'''

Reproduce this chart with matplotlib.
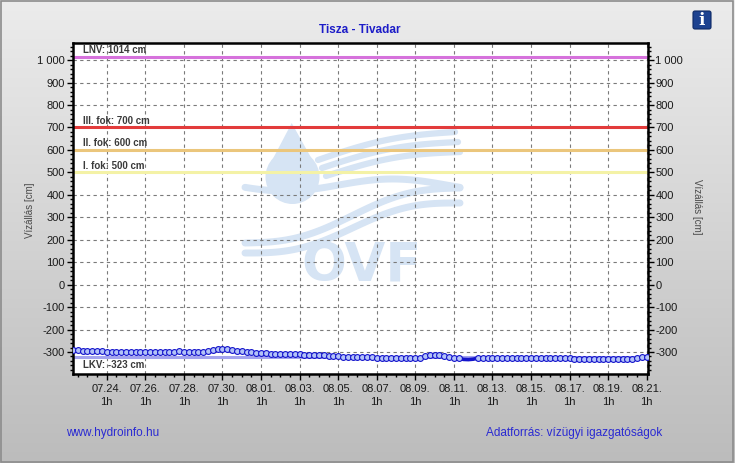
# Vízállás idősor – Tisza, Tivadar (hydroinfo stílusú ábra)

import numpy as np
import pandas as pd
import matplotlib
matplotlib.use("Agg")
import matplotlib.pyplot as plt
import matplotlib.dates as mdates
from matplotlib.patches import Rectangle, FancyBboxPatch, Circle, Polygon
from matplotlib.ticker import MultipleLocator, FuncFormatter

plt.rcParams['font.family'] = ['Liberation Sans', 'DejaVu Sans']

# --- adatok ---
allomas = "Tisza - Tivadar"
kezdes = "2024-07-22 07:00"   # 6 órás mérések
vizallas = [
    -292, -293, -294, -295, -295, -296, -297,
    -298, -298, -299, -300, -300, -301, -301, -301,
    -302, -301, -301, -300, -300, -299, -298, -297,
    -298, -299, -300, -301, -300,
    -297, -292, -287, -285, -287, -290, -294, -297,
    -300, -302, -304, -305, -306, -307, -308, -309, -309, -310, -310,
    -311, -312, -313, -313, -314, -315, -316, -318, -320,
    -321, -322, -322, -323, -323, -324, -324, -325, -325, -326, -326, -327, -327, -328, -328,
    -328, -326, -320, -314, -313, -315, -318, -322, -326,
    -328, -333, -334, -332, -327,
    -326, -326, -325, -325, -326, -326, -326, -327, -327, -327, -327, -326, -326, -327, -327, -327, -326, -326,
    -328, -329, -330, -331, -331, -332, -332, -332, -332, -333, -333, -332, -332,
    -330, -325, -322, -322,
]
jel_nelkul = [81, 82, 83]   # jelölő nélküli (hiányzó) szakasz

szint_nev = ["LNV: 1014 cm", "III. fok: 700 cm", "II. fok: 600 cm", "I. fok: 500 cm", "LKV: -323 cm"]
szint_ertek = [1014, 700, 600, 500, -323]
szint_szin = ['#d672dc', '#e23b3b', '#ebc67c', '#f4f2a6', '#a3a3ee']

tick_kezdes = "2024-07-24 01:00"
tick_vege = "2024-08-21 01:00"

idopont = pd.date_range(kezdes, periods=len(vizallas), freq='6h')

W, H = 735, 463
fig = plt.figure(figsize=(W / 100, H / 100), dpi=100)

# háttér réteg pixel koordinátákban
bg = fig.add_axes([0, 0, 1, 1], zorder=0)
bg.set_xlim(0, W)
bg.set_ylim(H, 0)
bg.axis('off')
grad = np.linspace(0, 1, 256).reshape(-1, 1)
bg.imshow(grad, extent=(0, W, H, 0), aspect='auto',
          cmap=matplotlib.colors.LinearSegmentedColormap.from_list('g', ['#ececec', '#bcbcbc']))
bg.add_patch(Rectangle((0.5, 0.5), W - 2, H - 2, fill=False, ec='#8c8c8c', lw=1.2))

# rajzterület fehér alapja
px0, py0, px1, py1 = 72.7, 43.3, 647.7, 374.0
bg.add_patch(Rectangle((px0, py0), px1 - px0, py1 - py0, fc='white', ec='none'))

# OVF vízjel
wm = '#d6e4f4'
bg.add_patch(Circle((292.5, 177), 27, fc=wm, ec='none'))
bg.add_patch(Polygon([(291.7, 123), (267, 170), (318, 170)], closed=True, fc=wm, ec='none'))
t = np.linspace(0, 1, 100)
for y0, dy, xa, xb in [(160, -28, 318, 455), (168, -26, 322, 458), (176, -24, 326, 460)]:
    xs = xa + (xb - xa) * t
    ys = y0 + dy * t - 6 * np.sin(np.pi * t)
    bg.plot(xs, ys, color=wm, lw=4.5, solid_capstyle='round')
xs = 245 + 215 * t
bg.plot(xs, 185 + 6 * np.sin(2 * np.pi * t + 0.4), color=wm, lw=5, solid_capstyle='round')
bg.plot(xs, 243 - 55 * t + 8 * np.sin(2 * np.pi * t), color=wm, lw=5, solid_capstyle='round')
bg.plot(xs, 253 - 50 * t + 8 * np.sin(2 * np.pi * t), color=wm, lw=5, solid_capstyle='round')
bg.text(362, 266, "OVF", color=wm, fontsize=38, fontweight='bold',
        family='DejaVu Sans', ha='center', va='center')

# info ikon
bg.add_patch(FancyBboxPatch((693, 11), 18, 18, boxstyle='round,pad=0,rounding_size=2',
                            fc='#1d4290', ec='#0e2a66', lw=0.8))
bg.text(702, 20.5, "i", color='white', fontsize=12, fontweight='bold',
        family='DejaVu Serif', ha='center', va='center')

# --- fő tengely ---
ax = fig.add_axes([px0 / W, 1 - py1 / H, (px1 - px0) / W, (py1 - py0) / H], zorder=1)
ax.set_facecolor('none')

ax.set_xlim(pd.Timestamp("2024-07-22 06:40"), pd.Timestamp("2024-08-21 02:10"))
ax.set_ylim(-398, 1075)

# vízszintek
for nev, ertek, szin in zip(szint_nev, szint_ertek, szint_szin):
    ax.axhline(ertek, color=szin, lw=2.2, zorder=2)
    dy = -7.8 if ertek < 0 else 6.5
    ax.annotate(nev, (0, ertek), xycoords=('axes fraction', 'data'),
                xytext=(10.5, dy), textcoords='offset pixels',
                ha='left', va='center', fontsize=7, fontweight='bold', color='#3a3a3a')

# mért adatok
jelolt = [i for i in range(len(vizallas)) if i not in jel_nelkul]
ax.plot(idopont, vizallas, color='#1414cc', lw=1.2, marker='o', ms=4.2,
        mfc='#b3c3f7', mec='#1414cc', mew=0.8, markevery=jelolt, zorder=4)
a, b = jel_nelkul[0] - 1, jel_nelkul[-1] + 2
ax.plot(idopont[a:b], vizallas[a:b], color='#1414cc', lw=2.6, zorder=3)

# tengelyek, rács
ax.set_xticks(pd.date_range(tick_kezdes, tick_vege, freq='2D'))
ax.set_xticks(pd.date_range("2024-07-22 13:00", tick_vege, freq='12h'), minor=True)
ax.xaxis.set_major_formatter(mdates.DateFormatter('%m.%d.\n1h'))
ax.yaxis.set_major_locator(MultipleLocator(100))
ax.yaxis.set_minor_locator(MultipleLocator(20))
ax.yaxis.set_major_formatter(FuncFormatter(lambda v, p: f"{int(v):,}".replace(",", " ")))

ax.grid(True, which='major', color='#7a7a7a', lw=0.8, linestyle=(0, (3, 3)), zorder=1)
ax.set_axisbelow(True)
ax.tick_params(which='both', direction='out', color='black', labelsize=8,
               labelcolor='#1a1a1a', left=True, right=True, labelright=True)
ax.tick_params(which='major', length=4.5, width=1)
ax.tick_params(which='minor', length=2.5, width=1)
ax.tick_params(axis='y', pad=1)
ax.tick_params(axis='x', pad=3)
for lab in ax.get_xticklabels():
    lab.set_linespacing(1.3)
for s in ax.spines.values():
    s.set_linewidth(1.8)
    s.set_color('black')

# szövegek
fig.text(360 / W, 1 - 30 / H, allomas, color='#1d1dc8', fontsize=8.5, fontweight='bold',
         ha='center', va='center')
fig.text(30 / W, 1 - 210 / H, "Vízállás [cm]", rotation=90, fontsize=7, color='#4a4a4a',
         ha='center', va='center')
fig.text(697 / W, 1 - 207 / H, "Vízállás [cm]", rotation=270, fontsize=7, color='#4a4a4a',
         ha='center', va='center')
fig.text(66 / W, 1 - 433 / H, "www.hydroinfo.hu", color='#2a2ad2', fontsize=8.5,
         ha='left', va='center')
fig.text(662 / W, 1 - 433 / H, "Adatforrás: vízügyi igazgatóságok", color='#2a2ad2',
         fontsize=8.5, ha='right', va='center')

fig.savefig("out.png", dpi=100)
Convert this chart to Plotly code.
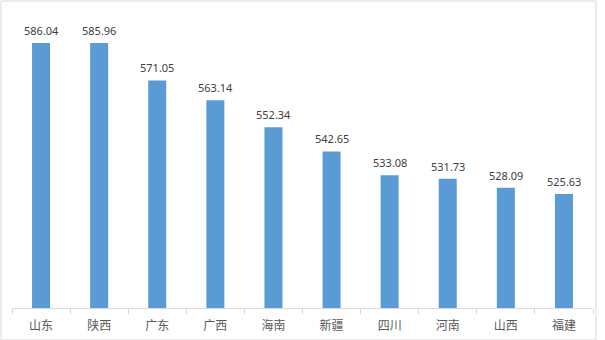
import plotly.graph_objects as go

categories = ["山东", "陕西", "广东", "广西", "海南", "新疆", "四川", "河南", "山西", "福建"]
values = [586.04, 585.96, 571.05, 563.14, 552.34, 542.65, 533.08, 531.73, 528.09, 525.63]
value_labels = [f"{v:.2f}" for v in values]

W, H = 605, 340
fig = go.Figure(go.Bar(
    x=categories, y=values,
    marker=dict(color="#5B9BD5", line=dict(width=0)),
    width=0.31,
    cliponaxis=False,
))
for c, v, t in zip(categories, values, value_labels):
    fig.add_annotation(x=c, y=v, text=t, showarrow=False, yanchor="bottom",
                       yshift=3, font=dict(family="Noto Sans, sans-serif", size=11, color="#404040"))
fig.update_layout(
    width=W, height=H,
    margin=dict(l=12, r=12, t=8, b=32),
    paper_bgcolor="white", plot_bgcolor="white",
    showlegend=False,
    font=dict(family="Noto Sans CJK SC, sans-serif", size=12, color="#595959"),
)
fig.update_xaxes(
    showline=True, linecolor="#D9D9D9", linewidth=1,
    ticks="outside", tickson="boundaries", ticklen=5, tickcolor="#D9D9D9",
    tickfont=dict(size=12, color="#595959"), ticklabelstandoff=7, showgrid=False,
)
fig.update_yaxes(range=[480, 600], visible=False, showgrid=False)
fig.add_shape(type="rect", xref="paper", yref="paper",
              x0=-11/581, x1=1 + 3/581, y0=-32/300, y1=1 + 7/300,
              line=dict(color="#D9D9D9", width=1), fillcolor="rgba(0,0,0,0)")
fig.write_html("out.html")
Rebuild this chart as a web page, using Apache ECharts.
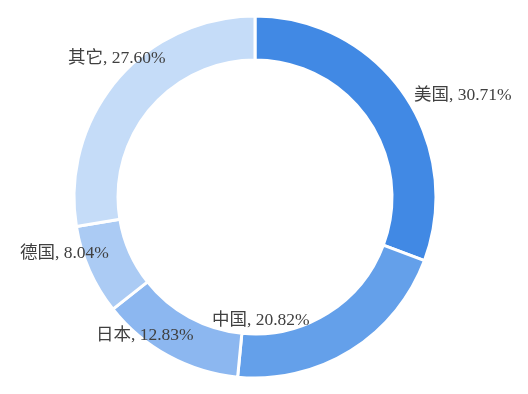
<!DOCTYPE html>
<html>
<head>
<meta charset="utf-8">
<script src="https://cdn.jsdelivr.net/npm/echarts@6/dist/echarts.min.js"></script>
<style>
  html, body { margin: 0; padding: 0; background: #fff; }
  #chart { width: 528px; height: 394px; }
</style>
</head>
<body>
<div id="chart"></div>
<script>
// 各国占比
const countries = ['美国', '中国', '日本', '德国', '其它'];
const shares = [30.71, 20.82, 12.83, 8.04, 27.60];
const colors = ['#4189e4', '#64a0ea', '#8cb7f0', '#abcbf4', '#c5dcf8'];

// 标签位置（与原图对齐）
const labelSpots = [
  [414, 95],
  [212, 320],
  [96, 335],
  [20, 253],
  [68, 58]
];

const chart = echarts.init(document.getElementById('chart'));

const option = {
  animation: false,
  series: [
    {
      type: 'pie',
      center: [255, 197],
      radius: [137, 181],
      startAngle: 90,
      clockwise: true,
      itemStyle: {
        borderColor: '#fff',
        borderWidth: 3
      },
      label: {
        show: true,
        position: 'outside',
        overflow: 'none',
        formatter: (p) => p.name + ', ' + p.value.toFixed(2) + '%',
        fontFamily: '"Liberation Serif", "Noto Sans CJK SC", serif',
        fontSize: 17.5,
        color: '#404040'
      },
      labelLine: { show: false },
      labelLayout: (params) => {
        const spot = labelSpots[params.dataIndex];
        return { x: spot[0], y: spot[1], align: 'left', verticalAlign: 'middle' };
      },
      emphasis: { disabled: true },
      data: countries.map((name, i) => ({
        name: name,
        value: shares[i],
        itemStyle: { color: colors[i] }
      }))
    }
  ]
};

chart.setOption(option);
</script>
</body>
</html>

'''

* GIVEN PROBLEM
Reproduce only the lines running from the beginning of the entries above to the line holding "fig = plt.figure(figsize=(W", inclusive. Pictures stay out of the copy.

* TASK ANSWER
Reproduce this chart with matplotlib.
# Vízállás idősor – Tisza, Tivadar (hydroinfo stílusú ábra)

import numpy as np
import pandas as pd
import matplotlib
matplotlib.use("Agg")
import matplotlib.pyplot as plt
import matplotlib.dates as mdates
from matplotlib.patches import Rectangle, FancyBboxPatch, Circle, Polygon
from matplotlib.ticker import MultipleLocator, FuncFormatter

plt.rcParams['font.family'] = ['Liberation Sans', 'DejaVu Sans']

# --- adatok ---
allomas = "Tisza - Tivadar"
kezdes = "2024-07-22 07:00"   # 6 órás mérések
vizallas = [
    -292, -293, -294, -295, -295, -296, -297,
    -298, -298, -299, -300, -300, -301, -301, -301,
    -302, -301, -301, -300, -300, -299, -298, -297,
    -298, -299, -300, -301, -300,
    -297, -292, -287, -285, -287, -290, -294, -297,
    -300, -302, -304, -305, -306, -307, -308, -309, -309, -310, -310,
    -311, -312, -313, -313, -314, -315, -316, -318, -320,
    -321, -322, -322, -323, -323, -324, -324, -325, -325, -326, -326, -327, -327, -328, -328,
    -328, -326, -320, -314, -313, -315, -318, -322, -326,
    -328, -333, -334, -332, -327,
    -326, -326, -325, -325, -326, -326, -326, -327, -327, -327, -327, -326, -326, -327, -327, -327, -326, -326,
    -328, -329, -330, -331, -331, -332, -332, -332, -332, -333, -333, -332, -332,
    -330, -325, -322, -322,
]
jel_nelkul = [81, 82, 83]   # jelölő nélküli (hiányzó) szakasz

szint_nev = ["LNV: 1014 cm", "III. fok: 700 cm", "II. fok: 600 cm", "I. fok: 500 cm", "LKV: -323 cm"]
szint_ertek = [1014, 700, 600, 500, -323]
szint_szin = ['#d672dc', '#e23b3b', '#ebc67c', '#f4f2a6', '#a3a3ee']

tick_kezdes = "2024-07-24 01:00"
tick_vege = "2024-08-21 01:00"

idopont = pd.date_range(kezdes, periods=len(vizallas), freq='6h')

W, H = 735, 463
fig = plt.figure(figsize=(W / 100, H / 100), dpi=100)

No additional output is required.